### YOUR GOAL
Give the listing again character for character, but drop the images.

>> begin DATA SHOWN

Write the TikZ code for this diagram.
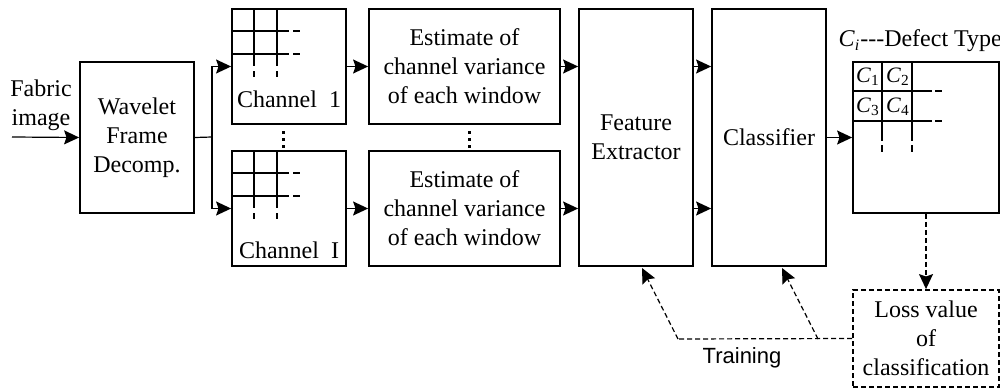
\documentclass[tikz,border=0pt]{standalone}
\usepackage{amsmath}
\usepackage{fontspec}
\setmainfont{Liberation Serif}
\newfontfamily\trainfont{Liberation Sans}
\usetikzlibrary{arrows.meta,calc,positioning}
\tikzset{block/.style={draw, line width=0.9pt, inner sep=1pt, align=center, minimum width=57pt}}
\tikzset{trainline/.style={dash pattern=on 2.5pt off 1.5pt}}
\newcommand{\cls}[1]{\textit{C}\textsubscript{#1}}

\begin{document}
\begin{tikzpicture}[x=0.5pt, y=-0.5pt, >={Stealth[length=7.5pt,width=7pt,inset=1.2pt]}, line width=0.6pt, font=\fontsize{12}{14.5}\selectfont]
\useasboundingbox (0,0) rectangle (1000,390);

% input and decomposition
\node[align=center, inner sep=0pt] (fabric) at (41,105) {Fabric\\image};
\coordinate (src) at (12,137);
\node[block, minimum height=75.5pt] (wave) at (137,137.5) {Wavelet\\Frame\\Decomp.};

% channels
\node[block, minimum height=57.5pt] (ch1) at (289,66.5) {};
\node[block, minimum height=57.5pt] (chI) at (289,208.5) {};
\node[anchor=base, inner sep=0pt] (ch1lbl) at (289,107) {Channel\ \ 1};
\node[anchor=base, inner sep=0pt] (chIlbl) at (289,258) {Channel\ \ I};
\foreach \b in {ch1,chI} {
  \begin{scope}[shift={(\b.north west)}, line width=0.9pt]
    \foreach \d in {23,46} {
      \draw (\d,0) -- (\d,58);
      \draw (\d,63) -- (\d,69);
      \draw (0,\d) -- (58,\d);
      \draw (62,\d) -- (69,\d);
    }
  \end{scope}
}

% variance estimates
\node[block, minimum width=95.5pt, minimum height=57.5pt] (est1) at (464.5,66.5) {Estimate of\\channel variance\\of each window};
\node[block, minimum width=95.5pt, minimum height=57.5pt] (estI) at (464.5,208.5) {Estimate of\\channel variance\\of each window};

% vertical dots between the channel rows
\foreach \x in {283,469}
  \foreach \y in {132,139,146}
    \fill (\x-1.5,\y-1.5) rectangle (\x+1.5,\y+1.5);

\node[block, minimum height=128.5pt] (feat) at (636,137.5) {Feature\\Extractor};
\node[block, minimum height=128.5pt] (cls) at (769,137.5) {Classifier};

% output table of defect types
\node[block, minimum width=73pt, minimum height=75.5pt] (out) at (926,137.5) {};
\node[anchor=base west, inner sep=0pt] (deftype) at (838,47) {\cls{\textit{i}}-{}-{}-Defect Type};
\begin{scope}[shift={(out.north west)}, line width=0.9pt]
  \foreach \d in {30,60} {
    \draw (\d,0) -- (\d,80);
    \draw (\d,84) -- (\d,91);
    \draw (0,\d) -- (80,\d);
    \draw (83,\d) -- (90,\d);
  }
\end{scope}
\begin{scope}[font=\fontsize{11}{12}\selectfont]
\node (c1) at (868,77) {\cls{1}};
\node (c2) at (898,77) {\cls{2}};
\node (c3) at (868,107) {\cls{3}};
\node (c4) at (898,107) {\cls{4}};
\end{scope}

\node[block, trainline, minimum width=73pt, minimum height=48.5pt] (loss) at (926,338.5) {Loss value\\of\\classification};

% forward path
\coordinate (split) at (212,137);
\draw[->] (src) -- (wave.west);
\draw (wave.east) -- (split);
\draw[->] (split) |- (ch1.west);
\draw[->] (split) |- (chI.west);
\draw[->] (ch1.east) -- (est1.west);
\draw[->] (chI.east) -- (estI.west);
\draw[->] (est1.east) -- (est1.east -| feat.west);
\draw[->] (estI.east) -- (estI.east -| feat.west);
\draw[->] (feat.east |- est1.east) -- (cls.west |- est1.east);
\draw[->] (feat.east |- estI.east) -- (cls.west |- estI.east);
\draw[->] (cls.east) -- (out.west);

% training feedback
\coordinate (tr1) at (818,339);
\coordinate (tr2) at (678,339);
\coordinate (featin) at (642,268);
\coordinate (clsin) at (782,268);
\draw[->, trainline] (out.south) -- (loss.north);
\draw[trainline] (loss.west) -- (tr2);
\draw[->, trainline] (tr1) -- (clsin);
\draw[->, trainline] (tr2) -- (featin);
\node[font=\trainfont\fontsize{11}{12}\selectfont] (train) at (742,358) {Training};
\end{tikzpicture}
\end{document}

>> end DATA SHOWN

### WRITTEN RESPONSE
Write the TikZ code for this diagram.
\documentclass[tikz,border=0pt]{standalone}
\usepackage{amsmath}
\usepackage{fontspec}
\setmainfont{Liberation Serif}
\newfontfamily\trainfont{Liberation Sans}
\usetikzlibrary{arrows.meta,calc,positioning}
\tikzset{block/.style={draw, line width=0.9pt, inner sep=1pt, align=center, minimum width=57pt}}
\tikzset{trainline/.style={dash pattern=on 2.5pt off 1.5pt}}
\newcommand{\cls}[1]{\textit{C}\textsubscript{#1}}

\begin{document}
\begin{tikzpicture}[x=0.5pt, y=-0.5pt, >={Stealth[length=7.5pt,width=7pt,inset=1.2pt]}, line width=0.6pt, font=\fontsize{12}{14.5}\selectfont]
\useasboundingbox (0,0) rectangle (1000,390);

% input and decomposition
\node[align=center, inner sep=0pt] (fabric) at (41,105) {Fabric\\image};
\coordinate (src) at (12,137);
\node[block, minimum height=75.5pt] (wave) at (137,137.5) {Wavelet\\Frame\\Decomp.};

% channels
\node[block, minimum height=57.5pt] (ch1) at (289,66.5) {};
\node[block, minimum height=57.5pt] (chI) at (289,208.5) {};
\node[anchor=base, inner sep=0pt] (ch1lbl) at (289,107) {Channel\ \ 1};
\node[anchor=base, inner sep=0pt] (chIlbl) at (289,258) {Channel\ \ I};
\foreach \b in {ch1,chI} {
  \begin{scope}[shift={(\b.north west)}, line width=0.9pt]
    \foreach \d in {23,46} {
      \draw (\d,0) -- (\d,58);
      \draw (\d,63) -- (\d,69);
      \draw (0,\d) -- (58,\d);
      \draw (62,\d) -- (69,\d);
    }
  \end{scope}
}

% variance estimates
\node[block, minimum width=95.5pt, minimum height=57.5pt] (est1) at (464.5,66.5) {Estimate of\\channel variance\\of each window};
\node[block, minimum width=95.5pt, minimum height=57.5pt] (estI) at (464.5,208.5) {Estimate of\\channel variance\\of each window};

% vertical dots between the channel rows
\foreach \x in {283,469}
  \foreach \y in {132,139,146}
    \fill (\x-1.5,\y-1.5) rectangle (\x+1.5,\y+1.5);

\node[block, minimum height=128.5pt] (feat) at (636,137.5) {Feature\\Extractor};
\node[block, minimum height=128.5pt] (cls) at (769,137.5) {Classifier};

% output table of defect types
\node[block, minimum width=73pt, minimum height=75.5pt] (out) at (926,137.5) {};
\node[anchor=base west, inner sep=0pt] (deftype) at (838,47) {\cls{\textit{i}}-{}-{}-Defect Type};
\begin{scope}[shift={(out.north west)}, line width=0.9pt]
  \foreach \d in {30,60} {
    \draw (\d,0) -- (\d,80);
    \draw (\d,84) -- (\d,91);
    \draw (0,\d) -- (80,\d);
    \draw (83,\d) -- (90,\d);
  }
\end{scope}
\begin{scope}[font=\fontsize{11}{12}\selectfont]
\node (c1) at (868,77) {\cls{1}};
\node (c2) at (898,77) {\cls{2}};
\node (c3) at (868,107) {\cls{3}};
\node (c4) at (898,107) {\cls{4}};
\end{scope}

\node[block, trainline, minimum width=73pt, minimum height=48.5pt] (loss) at (926,338.5) {Loss value\\of\\classification};

% forward path
\coordinate (split) at (212,137);
\draw[->] (src) -- (wave.west);
\draw (wave.east) -- (split);
\draw[->] (split) |- (ch1.west);
\draw[->] (split) |- (chI.west);
\draw[->] (ch1.east) -- (est1.west);
\draw[->] (chI.east) -- (estI.west);
\draw[->] (est1.east) -- (est1.east -| feat.west);
\draw[->] (estI.east) -- (estI.east -| feat.west);
\draw[->] (feat.east |- est1.east) -- (cls.west |- est1.east);
\draw[->] (feat.east |- estI.east) -- (cls.west |- estI.east);
\draw[->] (cls.east) -- (out.west);

% training feedback
\coordinate (tr1) at (818,339);
\coordinate (tr2) at (678,339);
\coordinate (featin) at (642,268);
\coordinate (clsin) at (782,268);
\draw[->, trainline] (out.south) -- (loss.north);
\draw[trainline] (loss.west) -- (tr2);
\draw[->, trainline] (tr1) -- (clsin);
\draw[->, trainline] (tr2) -- (featin);
\node[font=\trainfont\fontsize{11}{12}\selectfont] (train) at (742,358) {Training};
\end{tikzpicture}
\end{document}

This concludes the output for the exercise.